*WRITTEN INSTRUCTION:* Repeat exactly the lines running from the first line of the data to the line containing "s.set_linewidth(3.5)", both ends included, and nothing else; drop the pictures.
## start
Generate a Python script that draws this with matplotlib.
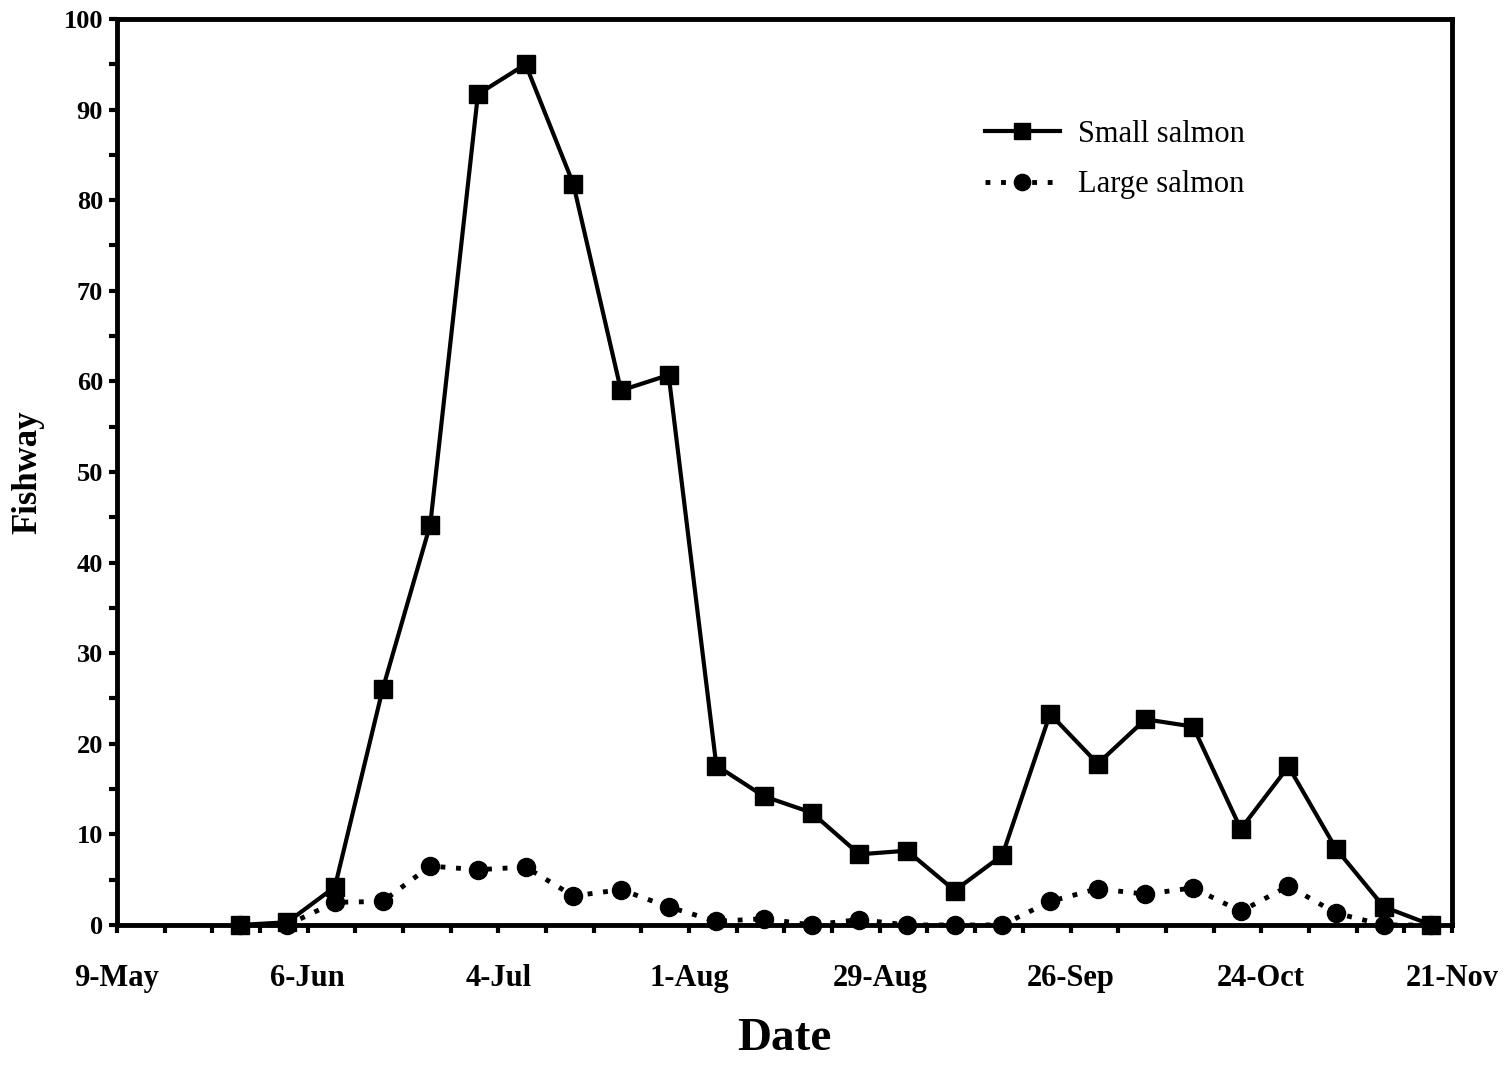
import numpy as np
import matplotlib
matplotlib.use("Agg")
import matplotlib.pyplot as plt

# weekly sample dates
dates = np.arange(np.datetime64("1995-05-27"), np.datetime64("1995-11-19"), np.timedelta64(7, "D"))

small = [0, 0.3, 4.2, 26, 44.2, 91.7, 95, 81.8, 59, 60.7, 17.6, 14.2, 12.4,
         7.8, 8.2, 3.8, 7.7, 23.3, 17.8, 22.7, 21.9, 10.6, 17.5, 8.4, 2.0, 0]
large = [0, 0, 2.5, 2.6, 6.5, 6.1, 6.4, 3.2, 3.9, 2.0, 0.4, 0.7, 0,
         0.6, 0, 0, 0, 2.6, 4.0, 3.4, 4.1, 1.5, 4.3, 1.3, 0, 0]

tick_labels = ["9-May", "6-Jun", "4-Jul", "1-Aug", "29-Aug", "26-Sep", "24-Oct", "21-Nov"]

plt.rcParams["font.family"] = ["Liberation Serif", "DejaVu Serif"]

fig = plt.figure(figsize=(15.11, 10.67), dpi=100)
ax = fig.add_axes([0.0774, 0.1331, 0.8835, 0.8491])

ax.plot(dates, small, color="black", lw=3, marker="s", ms=13, clip_on=False,
        label="Small salmon", zorder=3)
ax.plot(dates, large, color="black", lw=3.5, ls=(0, (1, 2.2)), marker="o", ms=13,
        clip_on=False, label="Large salmon", zorder=3)

start = np.datetime64("1995-05-09")
end = np.datetime64("1995-11-21")
ax.set_xlim(start, end)
ax.set_ylim(0, 100)

major = np.arange(start, end + np.timedelta64(1, "D"), np.timedelta64(28, "D"))
minor = np.arange(start, end + np.timedelta64(1, "D"), np.timedelta64(7, "D"))
ax.set_xticks(major)
ax.set_xticklabels(tick_labels)
ax.set_xticks(minor, minor=True)
ax.set_yticks(np.arange(0, 101, 10))
ax.set_yticks(np.arange(0, 101, 5), minor=True)

for s in ax.spines.values():
    s.set_linewidth(3.5)

ax.tick_params(axis="both", which="both", direction="out", length=6, width=3)
ax.tick_params(axis="x", which="major", labelsize=22, pad=22)
ax.tick_params(axis="y", which="major", labelsize=19, pad=4)
for lab in ax.get_xticklabels() + ax.get_yticklabels():
    lab.set_fontweight("bold")

ax.set_xlabel("Date", fontsize=34, fontweight="bold", labelpad=18)
ax.set_ylabel("Fishway", fontsize=25, fontweight="bold", labelpad=14)

ax.legend(loc="upper left", bbox_to_anchor=(985 / 1511, 1 - 120 / 1067),
          bbox_transform=fig.transFigure, frameon=False, fontsize=22,
          borderpad=0, borderaxespad=0, handlelength=2.45, handletextpad=0.6,
          labelspacing=0.7, markerscale=0.9)

fig.savefig("out.png", dpi=100)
## end
*CORRECT RESULT:*
Generate a Python script that draws this with matplotlib.
import numpy as np
import matplotlib
matplotlib.use("Agg")
import matplotlib.pyplot as plt

# weekly sample dates
dates = np.arange(np.datetime64("1995-05-27"), np.datetime64("1995-11-19"), np.timedelta64(7, "D"))

small = [0, 0.3, 4.2, 26, 44.2, 91.7, 95, 81.8, 59, 60.7, 17.6, 14.2, 12.4,
         7.8, 8.2, 3.8, 7.7, 23.3, 17.8, 22.7, 21.9, 10.6, 17.5, 8.4, 2.0, 0]
large = [0, 0, 2.5, 2.6, 6.5, 6.1, 6.4, 3.2, 3.9, 2.0, 0.4, 0.7, 0,
         0.6, 0, 0, 0, 2.6, 4.0, 3.4, 4.1, 1.5, 4.3, 1.3, 0, 0]

tick_labels = ["9-May", "6-Jun", "4-Jul", "1-Aug", "29-Aug", "26-Sep", "24-Oct", "21-Nov"]

plt.rcParams["font.family"] = ["Liberation Serif", "DejaVu Serif"]

fig = plt.figure(figsize=(15.11, 10.67), dpi=100)
ax = fig.add_axes([0.0774, 0.1331, 0.8835, 0.8491])

ax.plot(dates, small, color="black", lw=3, marker="s", ms=13, clip_on=False,
        label="Small salmon", zorder=3)
ax.plot(dates, large, color="black", lw=3.5, ls=(0, (1, 2.2)), marker="o", ms=13,
        clip_on=False, label="Large salmon", zorder=3)

start = np.datetime64("1995-05-09")
end = np.datetime64("1995-11-21")
ax.set_xlim(start, end)
ax.set_ylim(0, 100)

major = np.arange(start, end + np.timedelta64(1, "D"), np.timedelta64(28, "D"))
minor = np.arange(start, end + np.timedelta64(1, "D"), np.timedelta64(7, "D"))
ax.set_xticks(major)
ax.set_xticklabels(tick_labels)
ax.set_xticks(minor, minor=True)
ax.set_yticks(np.arange(0, 101, 10))
ax.set_yticks(np.arange(0, 101, 5), minor=True)

for s in ax.spines.values():
    s.set_linewidth(3.5)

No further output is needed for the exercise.